2000, 33rd annual humboldt Int’l Film Festival
We’d love to regale you with faerie tales of how things all came together, on time (ahead of time, even), how all we really did was make a few phone calls, watch a few films, and a festival just materialized.
But we’d be lying.
Rather, ours is more of a cautionary tale: a tempest-tossed sea filled with missed classes, empty gallons of midnight oil, and countless abandoned bodies in our wake. Yet somewhere, in the debris of our madness, from the ashes rose the phoenix of this week’s festival, which we proudly present to you. Pay no attention to the trio of lunatics who linger in the shadows, turn your eyes to the screen. These shows are for you: the audience, the filmmakers, the world.

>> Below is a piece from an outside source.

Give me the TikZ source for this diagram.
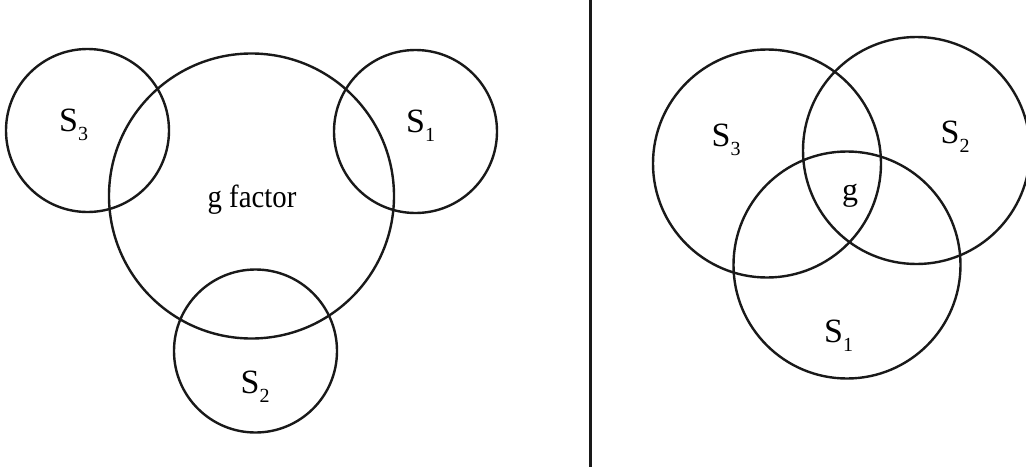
\documentclass[tikz,border=0pt]{standalone}
\usepackage{fontspec}
\setmainfont{Liberation Serif}
\newcommand{\lblS}[1]{S\raisebox{-9pt}{\fontsize{20}{20}\selectfont #1}}
\begin{document}
\begin{tikzpicture}[x=1pt,y=-1pt,
  ring/.style={draw=black!90,line width=2.4pt},
  slabel/.style={anchor=base west,inner sep=0pt,font=\fontsize{34}{34}\selectfont},
  glabel/.style={anchor=base,inner sep=0pt,font=\fontsize{32}{32}\selectfont}]
\useasboundingbox (0,0) rectangle (1026,469);
\clip (0,0) rectangle (1026,469);
% left diagram
\draw[ring] (87.5,130.5) circle (81.5);
\draw[ring] (415.5,131.5) circle (81.5);
\draw[ring] (255.5,351) circle (81.5);
\draw[ring] (251.5,196) circle (142.5);
\node[glabel] (gf) at (252,207) {\scalebox{0.9}[1]{g factor}};
\node[slabel] (ls3) at (59,131.7) {\lblS{3}};
\node[slabel] (ls1) at (406,132) {\lblS{1}};
\node[slabel] (ls2) at (240.5,393.3) {\lblS{2}};
% divider
\coordinate (dtop) at (590,0);
\coordinate (dbot) at (590,467);
\draw[line width=3pt,black!90] (dtop) -- (dbot);
% right diagram
\draw[ring] (767,163.5) circle (114);
\draw[ring] (916.5,150.5) circle (113.5);
\draw[ring] (847,265) circle (113.5);
\node[glabel] (g) at (850,200.5) {g};
\node[slabel] (rs3) at (711.5,146.7) {\lblS{3}};
\node[slabel] (rs2) at (940.5,143.3) {\lblS{2}};
\node[slabel] (rs1) at (824,342.7) {\lblS{1}};
\end{tikzpicture}
\end{document}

The future of film starts here.
FILM FESTIVAL CO-DIRECTORS
EMILY WEEMS
JOHN OLUWOLE ADEKOJE
TRACY BOYD
FILM FESTIVAL JUDGE
LYNNE SACHS
Lynne Sachs is an experimental filmmaker currently residing in Baltimore Maryland. She describes her films as exploring “the intricate relationship between personal memories and broader, historical experiences. As an experimental maker, I try to make images that lead to new ways of thinking about the language of film. I am drawn to the metaphors of collage, the cinematic stirrings that occur when two disparate film images come into contact.”
She graduated from Brown University with a degree in history, then went on to San Francisco State University and the San Francisco Art Institute to receive her Master’s Degree in Film. NEA Regional Fellowships have allowed her to explore her film experiments and create two of the films we show tonight: “Which Way is East: Notebooks from Vietnam”, a collaborative effort with her sister, and “The House of Science: A Museum of False Facts”, which examines the feelings she saw from interviews with women and girls. Tonight’s third film, “A Biography of Lilith” examines a modern-day Lilith interwoven with the story of the original Lilith.
Currently, Ms Sachs lives in Baltimore with filmmaker Mark Street, and their two daughters, Maya and Noa. She is the visiting artist in the film program at Temple University.